Some 50 packages of pre-rolls and jars of cannabis from California cannabis brand Flow Kana were provided to stars with dressing rooms — with permission from the Academy Awards and the Dolby Theater, according to a Flow Kana spokesman.

Flow Kana prides itself on sustainability and cannabis grown by small batch farmers in Northern California — ostensibly a good match for the Hollywood crowd, so many of whom endorse environmental issues, as well as health and wellness. But the goal, of course, is getting celebrities to talk about and be seen using Flow Kana, to boost the social acceptability of cannabis, reduce cultural stigmas about its use and sell more product to boot.

And that’s where image counts, with studies showing that consumers are drawn to brands, including a recent poll of 600 high net worth individuals by Emerging Insider, a Chicago communications firm, that found 74 percent were willing to spend $300 on new cannabis products (31 percent said they’d spend $300 to $1,000) and 41 percent were willing to spend more on well-known brands than other makers.

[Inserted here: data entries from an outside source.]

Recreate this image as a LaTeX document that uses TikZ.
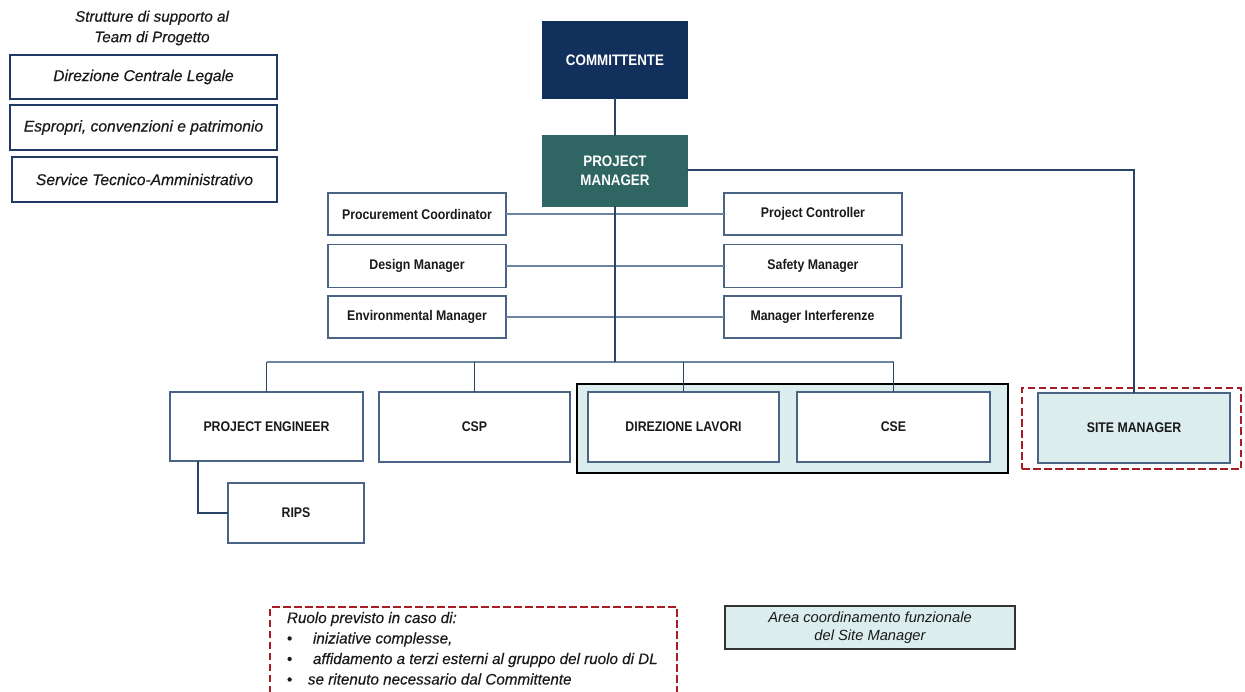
\documentclass[tikz,border=0pt]{standalone}
\usepackage{fontspec}
\setmainfont{Liberation Sans}
\newfontfamily\narrowbold{Liberation Sans}[FakeStretch=0.88]
\newfontfamily\italfont{Liberation Sans}[FakeBold=0.4]
\usetikzlibrary{calc}
\definecolor{navybox}{HTML}{12305C}
\definecolor{pmteal}{HTML}{2F6563}
\definecolor{lcyan}{HTML}{DCEDEE}
\definecolor{dred}{HTML}{A81D24}
\definecolor{lnc}{HTML}{2A4468}
\definecolor{lnlight}{HTML}{6A84A2}
\definecolor{bdr}{HTML}{4A6485}
\definecolor{bdrdark}{HTML}{1F3B63}
\definecolor{txt}{HTML}{1A1A1A}
\tikzset{
  base/.style={inner sep=0pt, outer sep=0pt, align=center, text=txt},
  box/.style={base, draw=bdr, line width=1.2pt, fill=white, font=\narrowbold\bfseries\fontsize{14}{16}\selectfont},
  topbox/.style={base, line width=1.2pt, text=white, font=\narrowbold\bfseries\fontsize{15.2}{19.5}\selectfont},
  sidebox/.style={base, draw=bdrdark, line width=2.2pt, fill=white, font=\italfont\itshape\fontsize{15.6}{19}\selectfont},
  conn/.style={draw=lnc, line width=1.4pt},
  connlight/.style={draw=lnlight, line width=1.6pt},
  reddash/.style={draw=dred, line width=2.6pt, dash pattern=on 7.5pt off 3.5pt},
}
\begin{document}
\begin{tikzpicture}[x=1pt,y=-1pt]
\useasboundingbox (0,0) rectangle (1245,692);
% left support structures
\node[base, font=\italfont\itshape\fontsize{15.2}{20.5}\selectfont] (title) at (152,28) {Strutture di supporto al\\Team di Progetto};
\node[sidebox, minimum width=267pt, minimum height=44pt] (legal) at (143.5,77) {Direzione Centrale Legale};
\node[sidebox, minimum width=267pt, minimum height=45pt] (espr) at (143.5,127.5) {Espropri, convenzioni e patrimonio};
\node[sidebox, minimum width=265pt, minimum height=45pt] (serv) at (144.5,179.5) {Service Tecnico-Amministrativo};
% top
\node[topbox, fill=navybox, draw=navybox, minimum width=144pt, minimum height=76pt] (comm) at (615,60) {COMMITTENTE};
\node[topbox, fill=pmteal, draw=pmteal, minimum width=144pt, minimum height=70pt] (pm) at (615,171) {PROJECT\\MANAGER};
% staff
\node[box, minimum width=178pt, minimum height=42pt] (proc) at (417,214) {Procurement Coordinator};
\node[box, minimum width=178pt, minimum height=43pt] (design) at (417,266) {Design Manager};
\node[box, minimum width=178pt, minimum height=42pt] (env) at (417,317) {Environmental Manager};
\node[box, minimum width=178pt, minimum height=42pt] (ctrl) at (813,214) {Project Controller};
\node[box, minimum width=178pt, minimum height=43pt] (safety) at (813,266) {Safety Manager};
\node[box, minimum width=177pt, minimum height=42pt] (interf) at (812.5,317) {Manager Interferenze};
% group area
\node[base, draw=black, fill=lcyan, line width=1.4pt, minimum width=431pt, minimum height=89pt] (group) at (792.5,428.5) {};
% line bottom
\node[box, minimum width=193pt, minimum height=69pt] (pe) at (266.5,426.5) {PROJECT ENGINEER};
\node[box, minimum width=191pt, minimum height=70pt] (csp) at (474.5,427) {CSP};
\node[box, minimum width=191pt, minimum height=70pt] (dl) at (683.5,427) {DIREZIONE LAVORI};
\node[box, minimum width=193pt, minimum height=70pt] (cse) at (893.5,427) {CSE};
\node[base, reddash, minimum width=219pt, minimum height=81pt] (sitedash) at (1131.5,428.5) {};
\node[box, fill=lcyan, minimum width=192pt, minimum height=70pt] (site) at (1134,428) {SITE MANAGER};
\node[box, minimum width=136pt, minimum height=60pt] (rips) at (296,513) {RIPS};
% connectors
\coordinate (bus) at (615,362);
\coordinate (busl) at (pe.north |- bus);
\coordinate (busr) at (cse.north |- bus);
\draw[connlight] (proc.east) -- (ctrl.west);
\draw[connlight] (design.east) -- (safety.west);
\draw[connlight] (env.east) -- (interf.west);
\draw[connlight] (busl) -- (busr);
\draw[conn] (comm.south) -- (pm.north);
\draw[conn] (pm.east |- 0,170) -| (site.north);
\draw[conn] (pm.south) -- (bus);
\draw[conn] (pe.north) -- (busl);
\draw[conn] (cse.north) -- (busr);
\draw[conn] (csp.north) -- (csp.north |- bus);
\draw[conn] (dl.north) -- (dl.north |- bus);
\draw[conn] (198,461) |- (rips.west);
% note
\draw[reddash] (270,693) |- (677,607) -- (677,693);
\node[base, anchor=north west, align=left, font=\italfont\itshape\fontsize{15.2}{20.5}\selectfont] (note) at (287,612)
 {Ruolo previsto in caso di:\\
  \makebox[26pt][l]{\upshape•}iniziative complesse,\\
  \makebox[26pt][l]{\upshape•}affidamento a terzi esterni al gruppo del ruolo di DL\\
  \makebox[21pt][l]{\upshape•}se ritenuto necessario dal Committente};
\node[base, draw=black!80, fill=lcyan, line width=1.4pt, minimum width=290pt, minimum height=43pt, font=\itshape\fontsize{14.7}{18}\selectfont] (area) at (870,627.5) {Area coordinamento funzionale\\del Site Manager};
\end{tikzpicture}
\end{document}
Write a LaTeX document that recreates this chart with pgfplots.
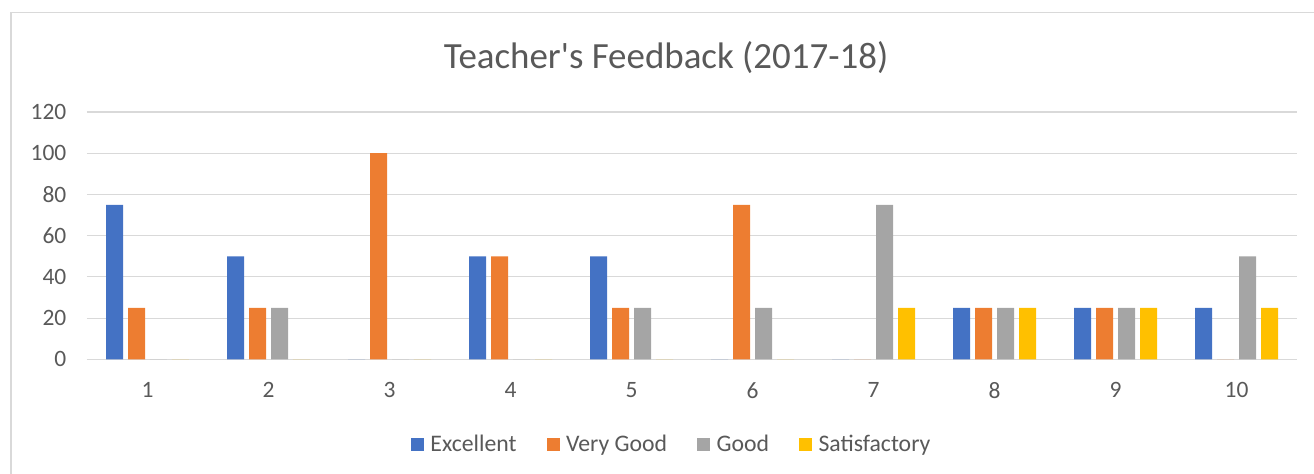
\documentclass[border=0pt]{standalone}
\usepackage{fontspec}
\setmainfont{Carlito}[Ligatures=TeXOff]
\usepackage{pgfplots}
\pgfplotsset{compat=1.18}
\definecolor{cE}{HTML}{4472C4}
\definecolor{cV}{HTML}{ED7D31}
\definecolor{cG}{HTML}{A5A5A5}
\definecolor{cS}{HTML}{FFC000}
\definecolor{gridc}{HTML}{D9D9D9}
\definecolor{txt}{HTML}{595959}
\begin{document}
\begin{tikzpicture}
\path[use as bounding box] (0,0) rectangle (985.5pt,-355.5pt);
\draw[gridc, line width=0.9pt] (8.25pt,-356pt) -- (8.25pt,-9.4pt) -- (986pt,-9.4pt);
\node[text=txt, font=\fontsize{27.7}{33}\selectfont] at (499.5pt,-43pt) {Teacher's Feedback (2017-18)};
\begin{axis}[
  at={(65.25pt,-269.5pt)}, anchor=south west,
  scale only axis, width=907.5pt, height=185.5pt,
  xmin=0.5, xmax=10.5, ymin=0, ymax=120,
  ybar, bar width=0.1405,
  xtick={1,...,10}, ytick={0,20,...,120},
  ymajorgrids, grid style={gridc, line width=0.9pt},
  axis line style={draw=none},
  major tick length=0pt,
  tick label style={text=txt, font=\fontsize{17.6}{20}\selectfont},
  /pgf/number format/assume math mode=true,
  xticklabel style={yshift=-14pt},
  yticklabel style={xshift=-12pt},
  legend columns=4,
  legend style={draw=none, at={(0.4835,-0.345)}, anchor=center,
    font=\fontsize{17.8}{20}\selectfont, text=txt,
    /tikz/every even column/.append style={column sep=20.5pt}},
  legend image code/.code={\fill[#1] (0pt,-4.9pt) rectangle (9.75pt,4.9pt); \path (12.6pt,0pt);},
]
\addplot[fill=cE, draw=none, bar shift=-0.2727] coordinates {(1,75) (2,50) (3,0) (4,50) (5,50) (6,0) (7,0) (8,25) (9,25) (10,25)};
\addplot[fill=cV, draw=none, bar shift=-0.0909] coordinates {(1,25) (2,25) (3,100) (4,50) (5,25) (6,75) (7,0) (8,25) (9,25) (10,0)};
\addplot[fill=cG, draw=none, bar shift=0.0909] coordinates {(1,0) (2,25) (3,0) (4,0) (5,25) (6,25) (7,75) (8,25) (9,25) (10,50)};
\addplot[fill=cS, draw=none, bar shift=0.2727] coordinates {(1,0) (2,0) (3,0) (4,0) (5,0) (6,0) (7,25) (8,25) (9,25) (10,25)};
\legend{Excellent, Very Good, Good, Satisfactory}
\end{axis}
\end{tikzpicture}
\end{document}
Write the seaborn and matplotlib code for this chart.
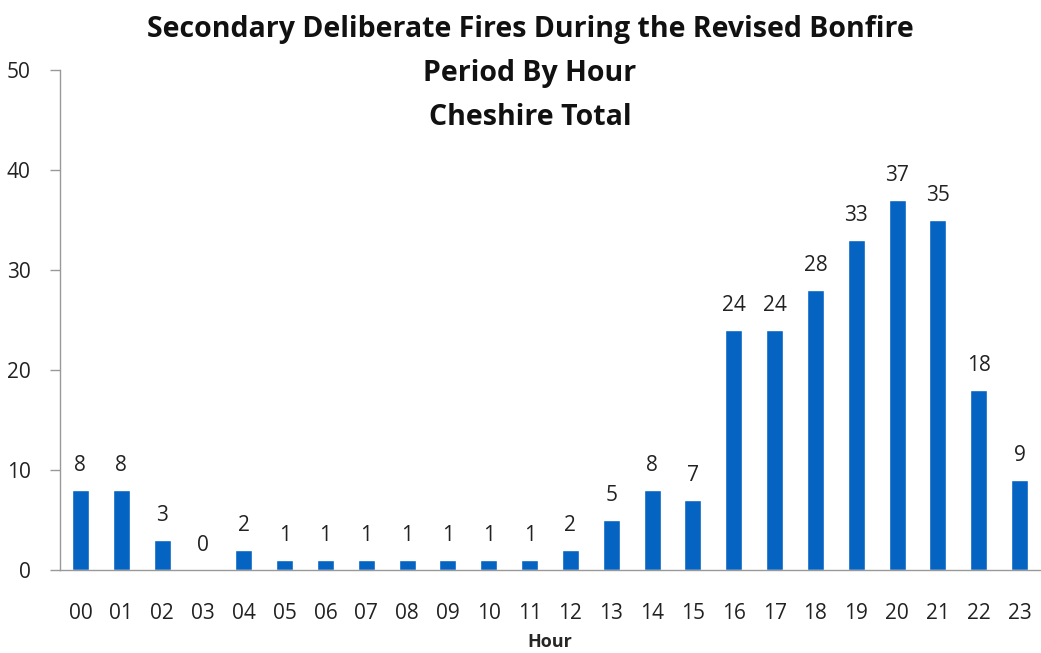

With goodie bags, it’s often pay to play, but there was no immediate word on how much Flow Kana might have been asked to pay in order to place its boxes backstage. According to a recent Forbes article, Distinctive Assets for the past 16 years has distributed “Everyone Wins” gift bags to 25 nominees in all acting and directing categories in the week before the Oscars, and companies that donate items placed inside the bags pay a promotional fee of at least $4,000 to have their products included.

Product placement aside, Hollywood and Oscar night is about the power of stories on the big screen, so Flow Kana made sure to tell one of its own. Along with cannabis flower, each gift package contained information about the farmers who grew it, where they grew it, and how — to spread awareness about the importance of small, sustainable cannabis farms.

Maybe it’s like making sure small, independent films are made, instead of ceding everything to the big studios? That’s a concept everyone in Hollywood can understand.